## Begin Provided material
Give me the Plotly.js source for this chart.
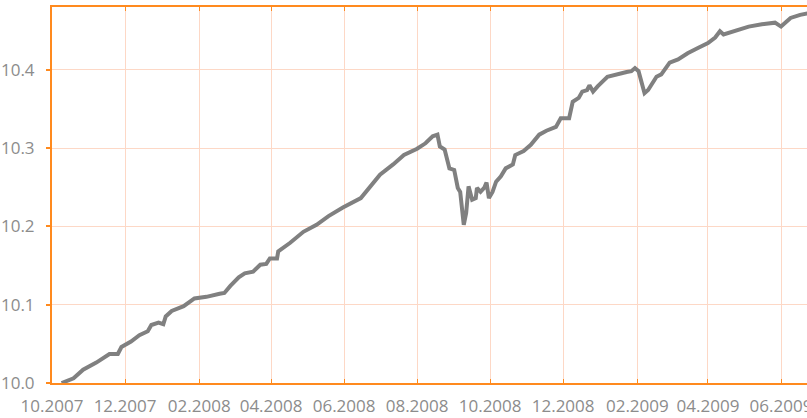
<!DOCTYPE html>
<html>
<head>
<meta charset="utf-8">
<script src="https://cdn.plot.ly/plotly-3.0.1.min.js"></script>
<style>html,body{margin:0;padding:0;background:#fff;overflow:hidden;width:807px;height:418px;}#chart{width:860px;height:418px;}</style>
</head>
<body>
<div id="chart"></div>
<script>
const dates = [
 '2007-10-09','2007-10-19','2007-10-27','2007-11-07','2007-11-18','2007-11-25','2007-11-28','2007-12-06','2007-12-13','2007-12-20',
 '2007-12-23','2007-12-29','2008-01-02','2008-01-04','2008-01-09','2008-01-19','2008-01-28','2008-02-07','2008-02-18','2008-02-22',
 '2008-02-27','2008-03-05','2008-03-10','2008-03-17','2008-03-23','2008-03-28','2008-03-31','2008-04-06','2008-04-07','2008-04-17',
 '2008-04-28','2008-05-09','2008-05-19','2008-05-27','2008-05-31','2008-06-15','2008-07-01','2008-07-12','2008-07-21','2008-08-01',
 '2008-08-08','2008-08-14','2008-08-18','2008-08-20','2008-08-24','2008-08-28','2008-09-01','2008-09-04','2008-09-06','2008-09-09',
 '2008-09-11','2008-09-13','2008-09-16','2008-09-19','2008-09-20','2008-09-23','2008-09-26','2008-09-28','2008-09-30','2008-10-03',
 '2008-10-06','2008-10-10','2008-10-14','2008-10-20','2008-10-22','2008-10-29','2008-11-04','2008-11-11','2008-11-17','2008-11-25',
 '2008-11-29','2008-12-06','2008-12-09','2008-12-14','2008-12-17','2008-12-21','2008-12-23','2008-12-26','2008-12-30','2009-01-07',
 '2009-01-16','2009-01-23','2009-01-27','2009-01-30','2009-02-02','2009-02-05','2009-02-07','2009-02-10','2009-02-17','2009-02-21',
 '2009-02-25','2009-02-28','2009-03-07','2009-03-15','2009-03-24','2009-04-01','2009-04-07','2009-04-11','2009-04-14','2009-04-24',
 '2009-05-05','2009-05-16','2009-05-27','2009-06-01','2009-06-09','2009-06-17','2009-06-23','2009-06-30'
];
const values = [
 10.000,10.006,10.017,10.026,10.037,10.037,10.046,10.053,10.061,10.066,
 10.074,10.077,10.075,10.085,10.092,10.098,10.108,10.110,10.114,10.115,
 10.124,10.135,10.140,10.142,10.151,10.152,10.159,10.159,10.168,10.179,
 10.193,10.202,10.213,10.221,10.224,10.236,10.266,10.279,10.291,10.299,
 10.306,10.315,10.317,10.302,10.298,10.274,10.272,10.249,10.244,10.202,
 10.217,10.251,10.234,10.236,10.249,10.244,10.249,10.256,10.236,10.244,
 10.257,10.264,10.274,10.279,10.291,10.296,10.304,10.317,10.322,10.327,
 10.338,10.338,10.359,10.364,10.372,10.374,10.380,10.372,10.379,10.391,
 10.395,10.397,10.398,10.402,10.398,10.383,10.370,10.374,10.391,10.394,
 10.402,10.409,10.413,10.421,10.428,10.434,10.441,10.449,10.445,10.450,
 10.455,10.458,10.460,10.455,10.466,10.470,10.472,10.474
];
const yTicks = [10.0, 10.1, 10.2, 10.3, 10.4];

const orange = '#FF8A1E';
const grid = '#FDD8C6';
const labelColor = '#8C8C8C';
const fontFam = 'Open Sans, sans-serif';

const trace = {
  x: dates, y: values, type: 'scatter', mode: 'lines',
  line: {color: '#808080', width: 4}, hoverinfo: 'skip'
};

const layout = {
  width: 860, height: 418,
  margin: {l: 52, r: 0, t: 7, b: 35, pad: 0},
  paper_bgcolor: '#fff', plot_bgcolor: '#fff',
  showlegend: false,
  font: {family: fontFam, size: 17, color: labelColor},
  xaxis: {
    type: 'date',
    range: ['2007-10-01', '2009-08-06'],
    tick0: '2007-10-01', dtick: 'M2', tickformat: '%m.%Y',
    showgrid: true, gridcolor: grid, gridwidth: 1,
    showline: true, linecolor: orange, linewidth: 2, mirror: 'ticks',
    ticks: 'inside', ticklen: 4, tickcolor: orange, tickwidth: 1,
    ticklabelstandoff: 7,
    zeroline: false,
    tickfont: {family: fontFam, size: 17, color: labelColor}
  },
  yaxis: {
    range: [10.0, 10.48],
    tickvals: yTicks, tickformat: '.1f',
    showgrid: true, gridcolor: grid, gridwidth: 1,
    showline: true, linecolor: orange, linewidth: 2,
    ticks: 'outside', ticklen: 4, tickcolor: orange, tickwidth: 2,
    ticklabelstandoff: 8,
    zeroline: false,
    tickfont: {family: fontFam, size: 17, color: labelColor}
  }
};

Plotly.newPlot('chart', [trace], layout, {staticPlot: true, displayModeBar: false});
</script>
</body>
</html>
## End Provided material
*Problem requirements:* Output the data above without changes, apart from leaving out the pictures.

*Result:*
Give me the Plotly.js source for this chart.
<!DOCTYPE html>
<html>
<head>
<meta charset="utf-8">
<script src="https://cdn.plot.ly/plotly-3.0.1.min.js"></script>
<style>html,body{margin:0;padding:0;background:#fff;overflow:hidden;width:807px;height:418px;}#chart{width:860px;height:418px;}</style>
</head>
<body>
<div id="chart"></div>
<script>
const dates = [
 '2007-10-09','2007-10-19','2007-10-27','2007-11-07','2007-11-18','2007-11-25','2007-11-28','2007-12-06','2007-12-13','2007-12-20',
 '2007-12-23','2007-12-29','2008-01-02','2008-01-04','2008-01-09','2008-01-19','2008-01-28','2008-02-07','2008-02-18','2008-02-22',
 '2008-02-27','2008-03-05','2008-03-10','2008-03-17','2008-03-23','2008-03-28','2008-03-31','2008-04-06','2008-04-07','2008-04-17',
 '2008-04-28','2008-05-09','2008-05-19','2008-05-27','2008-05-31','2008-06-15','2008-07-01','2008-07-12','2008-07-21','2008-08-01',
 '2008-08-08','2008-08-14','2008-08-18','2008-08-20','2008-08-24','2008-08-28','2008-09-01','2008-09-04','2008-09-06','2008-09-09',
 '2008-09-11','2008-09-13','2008-09-16','2008-09-19','2008-09-20','2008-09-23','2008-09-26','2008-09-28','2008-09-30','2008-10-03',
 '2008-10-06','2008-10-10','2008-10-14','2008-10-20','2008-10-22','2008-10-29','2008-11-04','2008-11-11','2008-11-17','2008-11-25',
 '2008-11-29','2008-12-06','2008-12-09','2008-12-14','2008-12-17','2008-12-21','2008-12-23','2008-12-26','2008-12-30','2009-01-07',
 '2009-01-16','2009-01-23','2009-01-27','2009-01-30','2009-02-02','2009-02-05','2009-02-07','2009-02-10','2009-02-17','2009-02-21',
 '2009-02-25','2009-02-28','2009-03-07','2009-03-15','2009-03-24','2009-04-01','2009-04-07','2009-04-11','2009-04-14','2009-04-24',
 '2009-05-05','2009-05-16','2009-05-27','2009-06-01','2009-06-09','2009-06-17','2009-06-23','2009-06-30'
];
const values = [
 10.000,10.006,10.017,10.026,10.037,10.037,10.046,10.053,10.061,10.066,
 10.074,10.077,10.075,10.085,10.092,10.098,10.108,10.110,10.114,10.115,
 10.124,10.135,10.140,10.142,10.151,10.152,10.159,10.159,10.168,10.179,
 10.193,10.202,10.213,10.221,10.224,10.236,10.266,10.279,10.291,10.299,
 10.306,10.315,10.317,10.302,10.298,10.274,10.272,10.249,10.244,10.202,
 10.217,10.251,10.234,10.236,10.249,10.244,10.249,10.256,10.236,10.244,
 10.257,10.264,10.274,10.279,10.291,10.296,10.304,10.317,10.322,10.327,
 10.338,10.338,10.359,10.364,10.372,10.374,10.380,10.372,10.379,10.391,
 10.395,10.397,10.398,10.402,10.398,10.383,10.370,10.374,10.391,10.394,
 10.402,10.409,10.413,10.421,10.428,10.434,10.441,10.449,10.445,10.450,
 10.455,10.458,10.460,10.455,10.466,10.470,10.472,10.474
];
const yTicks = [10.0, 10.1, 10.2, 10.3, 10.4];

const orange = '#FF8A1E';
const grid = '#FDD8C6';
const labelColor = '#8C8C8C';
const fontFam = 'Open Sans, sans-serif';

const trace = {
  x: dates, y: values, type: 'scatter', mode: 'lines',
  line: {color: '#808080', width: 4}, hoverinfo: 'skip'
};

const layout = {
  width: 860, height: 418,
  margin: {l: 52, r: 0, t: 7, b: 35, pad: 0},
  paper_bgcolor: '#fff', plot_bgcolor: '#fff',
  showlegend: false,
  font: {family: fontFam, size: 17, color: labelColor},
  xaxis: {
    type: 'date',
    range: ['2007-10-01', '2009-08-06'],
    tick0: '2007-10-01', dtick: 'M2', tickformat: '%m.%Y',
    showgrid: true, gridcolor: grid, gridwidth: 1,
    showline: true, linecolor: orange, linewidth: 2, mirror: 'ticks',
    ticks: 'inside', ticklen: 4, tickcolor: orange, tickwidth: 1,
    ticklabelstandoff: 7,
    zeroline: false,
    tickfont: {family: fontFam, size: 17, color: labelColor}
  },
  yaxis: {
    range: [10.0, 10.48],
    tickvals: yTicks, tickformat: '.1f',
    showgrid: true, gridcolor: grid, gridwidth: 1,
    showline: true, linecolor: orange, linewidth: 2,
    ticks: 'outside', ticklen: 4, tickcolor: orange, tickwidth: 2,
    ticklabelstandoff: 8,
    zeroline: false,
    tickfont: {family: fontFam, size: 17, color: labelColor}
  }
};

Plotly.newPlot('chart', [trace], layout, {staticPlot: true, displayModeBar: false});
</script>
</body>
</html>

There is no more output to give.